Closest to what you say that I can find is 5.1.2.3 §4 of N3096
In the abstract machine, all expressions are evaluated as specified by the semantics. An actual
implementation need not evaluate part of an expression if it can deduce that its value is not used
and that no needed side effects are produced (including any caused by calling a function or through
volatile access to an object)
Problem is, calling external library function has a needed side effect of calling that library function. I do not see language that allows simply not doing that, based on assumed but unknown function behaviour.
The behavior of the standard functions is not unknown, it is at least partially specified. If a user overrides them under the mistaken assumption that a call in source translates in a 1-to-1 correspondence to a call in binary, that's their problem.
Thanks, I did read it! Things like footnote 236: "This means that an implementation is required to provide an actual function for each library function, even if it also
provides a macro for that function", where macro is shown to use compiler builtin as an example.
Again, could you please explain how compiler can decide to remove call to a function in an external dynamically loaded library, that is not known at compile time, simply based on the name of the function (i.e. not because the call is unreachable)?

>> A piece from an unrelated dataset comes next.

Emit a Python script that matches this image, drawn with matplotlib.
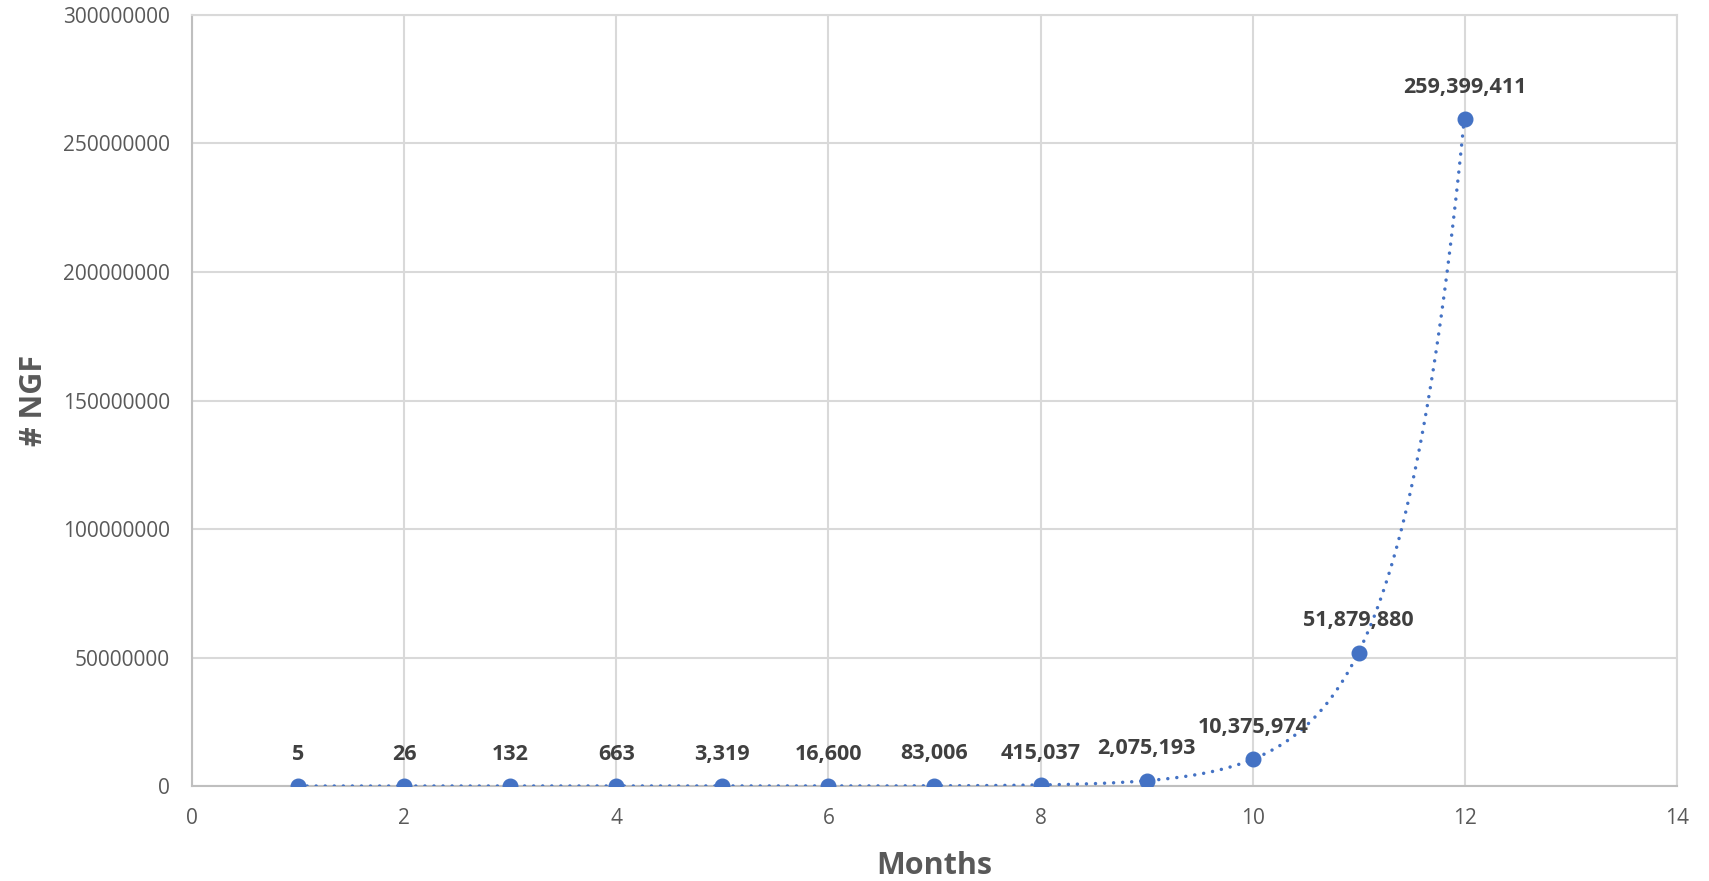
import numpy as np
import matplotlib
matplotlib.use("Agg")
import matplotlib.pyplot as plt

months = [1, 2, 3, 4, 5, 6, 7, 8, 9, 10, 11, 12]
ngf = [5, 26, 132, 663, 3319, 16600, 83006, 415037, 2075193,
       10375974, 51879880, 259399411]
x_ticks = [0, 2, 4, 6, 8, 10, 12, 14]
y_ticks = [0, 50000000, 100000000, 150000000, 200000000, 250000000, 300000000]

BLUE = "#4472C4"
GRID = "#d9d9d9"
TEXT = "#595959"
LABEL = "#404040"
FONT = ["Open Sans", "DejaVu Sans"]

plt.rcParams["font.family"] = FONT

fig = plt.figure(figsize=(17.09, 8.81), dpi=100)
ax = fig.add_axes([0.1123, 0.1078, 0.8690, 0.8752])

# Exponential trendline: least-squares fit of ln(y) against month
b, ln_a = np.polyfit(months, np.log(ngf), 1)
tx = np.linspace(min(months), max(months), 400)
ty = np.exp(ln_a + b * tx)
ax.plot(tx, ty, color=BLUE, linewidth=2.5, linestyle=(0, (0.01, 2.6)),
        dash_capstyle="round", zorder=3)

# Data points
ax.plot(months, ngf, linestyle="none", marker="o", markersize=10.5,
        color=BLUE, zorder=4)

for xv, yv in zip(months, ngf):
    ax.annotate(f"{yv:,}", (xv, yv), xytext=(0, 23), textcoords="offset points",
                ha="center", va="center", fontsize=15.5, fontweight="bold",
                color=LABEL, zorder=5)

ax.set_xlim(0, 14)
ax.set_ylim(0, 300000000)
ax.set_xticks(x_ticks)
ax.set_yticks(y_ticks)
ax.set_xticklabels([str(v) for v in x_ticks])
ax.set_yticklabels([str(v) for v in y_ticks])
ax.tick_params(axis="both", length=0, labelsize=15, labelcolor=TEXT)
ax.tick_params(axis="y", pad=16)
ax.tick_params(axis="x", pad=16)

ax.grid(True, color=GRID, linewidth=1.5)
ax.set_axisbelow(True)
for side in ["top", "right"]:
    ax.spines[side].set_color(GRID)
    ax.spines[side].set_linewidth(1.5)
for side in ["left", "bottom"]:
    ax.spines[side].set_color("#bfbfbf")
    ax.spines[side].set_linewidth(1.5)

ax.set_xlabel("Months", fontsize=22, fontweight="bold", color=TEXT, labelpad=16)
ax.set_ylabel("# NGF", fontsize=22, fontweight="bold", color=TEXT, labelpad=10)

fig.savefig("out.png", dpi=100, facecolor="white")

I do not see any such language in the standard.
And yes, calling unknown function from a dynamically loaded library totally is a side effect.
> Again, could you please explain how compiler can decide to remove call to a function in an external dynamically loaded library, that is not known at compile time, simply based on the name of the function (i.e. not because the call is unreachable)? I do not see any such language in the standard.
> And yes, calling unknown function from a dynamically loaded library totally is a side effect.
The thing is that malloc/free aren't "unknown function[s]". From the C89 standard:
> All external identifiers declared in any of the headers are reserved, whether or not the associated header is included.
And from the C23 standard:
> All identifiers with external linkage in any of the following subclauses (including the future library directions) and errno are always reserved for use as identifiers with external linkage
malloc/free are defined in <stdlib.h> and so are reserved names, so compilers are able to optimize under the assumption that malloc/free will have the semantics dictated by the standard.
In fact, the C23 standard explicitly provides an example of this kind of thing:
> Because external identifiers and some macro names beginning with an underscore are reserved, implementations can provide special semantics for such names. For example, the identifier _BUILTIN_abs could be used to indicate generation of in-line code for the abs function. Thus, the appropriate header could specify
#define abs(x) _BUILTIN_abs(x)
> for a compiler whose code generator will accept it.
Only answering the "side effect" part as the rest was answered already.
What a side effect is, is explained in "5.1.2.3". Calling function is only a side effect when the function contains a side effect, such as modifying an object, or a volatile access, or I/O.